- **The request**:
Extract only the lines from the start of the entries below to the line with "color='black', linewidth=2.2, zorder=3)", inclusive; omit every picture.

- **Exercise data**:
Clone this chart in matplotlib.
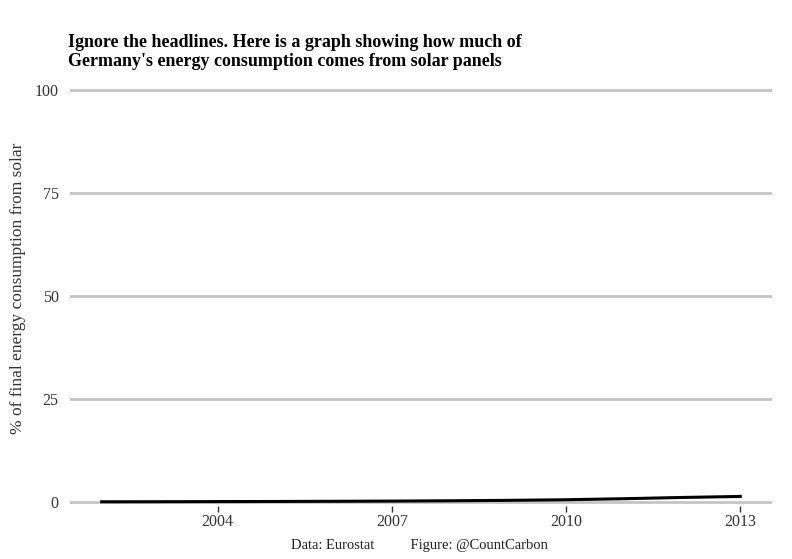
import matplotlib
matplotlib.use('Agg')
from matplotlib import pyplot as plt

# данные
years = [2002, 2003, 2004, 2005, 2006, 2007, 2008, 2009, 2010, 2011, 2012, 2013]
solar_pct = [0.05, 0.07, 0.1, 0.13, 0.17, 0.22, 0.3, 0.4, 0.55, 0.8, 1.1, 1.35]
x_ticks = [2004, 2007, 2010, 2013]
y_ticks = [0, 25, 50, 75, 100]

plt.rcParams['font.family'] = ['Liberation Serif', 'DejaVu Serif']

fig = plt.figure(figsize=(7.92, 5.59), dpi=100)
ax = fig.add_axes([0.088, 0.0946, 0.887, 0.781])

ax.plot(years, solar_pct, color='black', linewidth=2.2, zorder=3)

ax.set_xlim(2001.45, 2013.55)
ax.set_ylim(-1, 105)
ax.set_xticks(x_ticks)
ax.set_yticks(y_ticks)
ax.grid(axis='y', color='#c4c4c4', linewidth=2)
ax.set_axisbelow(True)
for s in ax.spines.values():
    s.set_visible(False)
ax.tick_params(axis='y', length=0, labelsize=11.5, colors='#333333', pad=8)
ax.tick_params(axis='x', length=4, width=1, color='#333333', labelsize=11.5, labelcolor='#333333', pad=2)

ax.set_ylabel('% of final energy consumption from solar', fontsize=12.5, color='#333333', labelpad=6)

fig.text(0.086, 0.875, "Ignore the headlines. Here is a graph showing how much of\n"
         "Germany's energy consumption comes from solar panels",
         fontsize=13, fontweight='bold', ha='left', va='bottom', linespacing=1.15)
fig.text(0.53, 0.025, 'Data: Eurostat          Figure: @CountCarbon', fontsize=10.5,
         color='#222222', ha='center', va='center')

plt.savefig('out.png', dpi=100)
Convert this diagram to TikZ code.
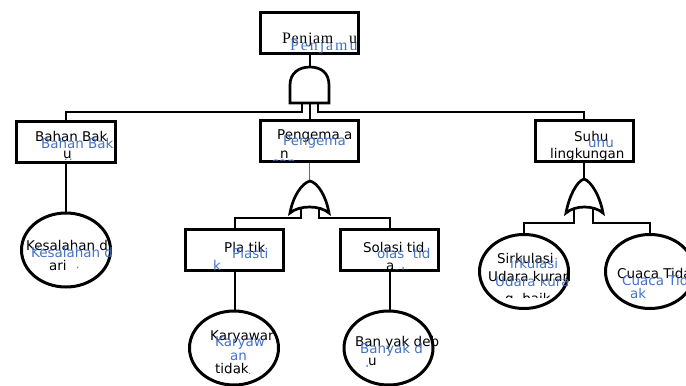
\documentclass[tikz,border=0pt]{standalone}
\usepackage{fontspec}
\setmainfont{DejaVu Sans}
\newfontfamily\serifb{Liberation Serif}
\usetikzlibrary{shapes.geometric}
\definecolor{tblue}{HTML}{4472C4}
\begin{document}
\begin{tikzpicture}[x=1bp,y=-1bp,
  box/.style={draw,line width=3bp,minimum width=98bp,minimum height=41bp,inner sep=0},
  ell/.style={draw,ellipse,line width=3bp,minimum width=89bp,minimum height=74bp,inner sep=0},
  gate/.style={draw,line width=2.7bp,fill=white},
  conn/.style={draw,line width=2bp},
  bt/.style={inner sep=0,anchor=west,font=\fontsize{13.5}{15}\selectfont},
  blt/.style={bt,text=tblue},
  st/.style={inner sep=0,anchor=west,font=\serifb\fontsize{16}{18}\selectfont\addfontfeature{LetterSpace=4}},
  bst/.style={inner sep=0,anchor=west,text=tblue,font=\serifb\fontsize{16}{18}\selectfont\addfontfeature{LetterSpace=12}},
]
\useasboundingbox (0,0) rectangle (686,385);
% shapes
\node[box] (top) at (309.5,33) {};
\node[box] (bb) at (66,141.5) {};
\node[box] (peng) at (309.5,141) {};
\node[box] (suhu) at (584,141) {};
\node[box] (plas) at (234.5,250) {};
\node[box] (sol) at (389.5,250) {};
\node[ell] (kes) at (66,250) {};
\node[ell] (sirk) at (524,271.5) {};
\node[ell] (cuaca) at (650,271.5) {};
\node[ell] (kary) at (234,348) {};
\node[ell] (ban) at (388.5,348) {};
% gate pins
\coordinate (andTop) at (310,67);
\coordinate (andL) at (302,103);
\coordinate (andM) at (310,103);
\coordinate (andR) at (318,103);
\coordinate (or1Top) at (310,181);
\coordinate (or1L) at (301,208);
\coordinate (or1R) at (319,208);
\coordinate (or2Top) at (584,179);
\coordinate (or2L) at (574,209);
\coordinate (or2R) at (593,209);
% connectors
\draw[conn] (top.south) -- (top.south |- andTop);
\draw[conn] (andL) -- ++(0,9) -| (bb.north);
\draw[conn] (andR) -- ++(0,9) -| (suhu.north);
\draw[conn] (andM) -- (andM |- peng.north);
\draw[line width=1.2bp,tblue] (peng.south) -- (peng.south |- or1Top);
\draw[conn] (or1L) -- ++(0,10) -| (plas.north);
\draw[conn] (or1R) -- ++(0,10) -| (sol.north);
\draw[conn] (suhu.south) -- (suhu.south |- or2Top);
\draw[conn] (or2L) -- ++(0,14) -| (sirk.north);
\draw[conn] (or2R) -- ++(0,14) -| (cuaca.north);
\draw[conn] (bb.south) -- (bb.south |- kes.north);
\draw[conn] (plas.south) -- (plas.south |- kary.north);
\draw[conn] (sol.south) -- (sol.south |- ban.north);
% gates
\path[gate] (290,103) -- (290,85) .. controls (290,73) and (299,67) .. (andTop)
  .. controls (321,67) and (329,73) .. (329,85) -- (329,103) -- cycle;
\path[gate] (290,213) .. controls (293,196) and (302,183) .. (or1Top)
  .. controls (318,183) and (326,196) .. (329,213)
  .. controls (320,205) and (299,205) .. cycle;
\path[gate] (566,213) .. controls (569,196) and (577,181) .. (or2Top)
  .. controls (591,181) and (600,196) .. (603,213)
  .. controls (594,205) and (575,205) .. cycle;
% texts: top
\node[st] (t1) at (282,40) {Penjam};
\node[st] (t1b) at (349,40) {u};
\begin{scope}\clip (258,10) rectangle (358,54);
\node[bst] (t2) at (290,47) {Penjamu};
\end{scope}
% Bahan Baku
\node[bt] (t3) at (35,136) {Bahan Bak};
\node[bt] (t4) at (63,155) {u};
\node[blt] (t5) at (41,143) {Bahan Bak};
\begin{scope}\clip (15,120) rectangle (117,159);
\node[blt] (t6) at (64,163) {u};
\end{scope}
% Pengemasan
\node[bt] (t7) at (277,136) {Pengema a};
\node[bt] (t8) at (280,155) {n};
\node[blt] (t9) at (283,142) {Pengema};
\begin{scope}\clip (259,120) rectangle (360,160);
\node[blt] (t10) at (272,164) {san};
\end{scope}
% Suhu
\node[bt] (t11) at (574,136) {Suhu};
\node[bt] (t12) at (550,155) {lingkungan};
\node[blt] (t13) at (588,142) {uhu};
% Plastik
\node[bt] (t14) at (224,247) {Pla tik};
\node[blt] (t15) at (232,253) {Plasti};
\node[blt] (t16) at (213,265) {k};
% Solasi
\node[bt] (t17) at (363,247) {Solasi tid};
\node[bt] (t18) at (386,267) {a};
\node[blt] (t19) at (377,253) {olas\ \ tid};
\begin{scope}\clip (340,228) rectangle (440,269);
\node[blt] (t20) at (393,272) {ak};
\end{scope}
% Kesalahan
\node[bt] (t21) at (26,245) {Kesalahan d};
\node[bt] (t22) at (49,265) {ari};
\node[blt] (t23) at (31,252) {Kesalahan d};
\begin{scope}\clip (20,212) rectangle (112,268);
\node[blt] (t24) at (62,272) {ari};
\end{scope}
% Karyawan
\node[bt] (t25) at (210,337) {Karyawar};
\node[bt] (t26) at (215,368) {tidak};
\node[blt] (t27) at (215,343) {Karyaw};
\node[blt] (t28) at (230,357) {an};
\begin{scope}\clip (188,310) rectangle (280,373);
\node[blt] (t29) at (222,378) {tidak};
\end{scope}
% Banyak
\node[bt] (t30) at (355,343) {Ban yak deb};
\node[bt] (t31) at (368,362) {u};
\node[blt] (t32) at (360,350) {Banyak d};
\begin{scope}\clip (343,310) rectangle (433,366);
\node[blt] (t33) at (357,370) {ebu};
\end{scope}
% Sirkulasi
\node[bt] (t34) at (497,258) {Sirkulasi};
\node[blt] (t35) at (510,263) {irkulasi};
\begin{scope}\clip (478,232) rectangle (570,297);
\node[bt] (t36) at (488,278) {Udara kurang};
\node[bt] (t37) at (505,300) {g\ \ baik};
\end{scope}
\begin{scope}\clip (478,232) rectangle (567,297);
\node[blt] (t38) at (495,283) {Udara kurang};
\end{scope}
% Cuaca
\node[bt] (t39) at (617,273) {Cuaca Tidak};
\node[blt] (t40) at (622,280) {Cuaca Tidak};
\node[blt] (t41) at (630,293) {ak};
\end{tikzpicture}
\end{document}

- **In response**:
Clone this chart in matplotlib.
import matplotlib
matplotlib.use('Agg')
from matplotlib import pyplot as plt

# данные
years = [2002, 2003, 2004, 2005, 2006, 2007, 2008, 2009, 2010, 2011, 2012, 2013]
solar_pct = [0.05, 0.07, 0.1, 0.13, 0.17, 0.22, 0.3, 0.4, 0.55, 0.8, 1.1, 1.35]
x_ticks = [2004, 2007, 2010, 2013]
y_ticks = [0, 25, 50, 75, 100]

plt.rcParams['font.family'] = ['Liberation Serif', 'DejaVu Serif']

fig = plt.figure(figsize=(7.92, 5.59), dpi=100)
ax = fig.add_axes([0.088, 0.0946, 0.887, 0.781])

ax.plot(years, solar_pct, color='black', linewidth=2.2, zorder=3)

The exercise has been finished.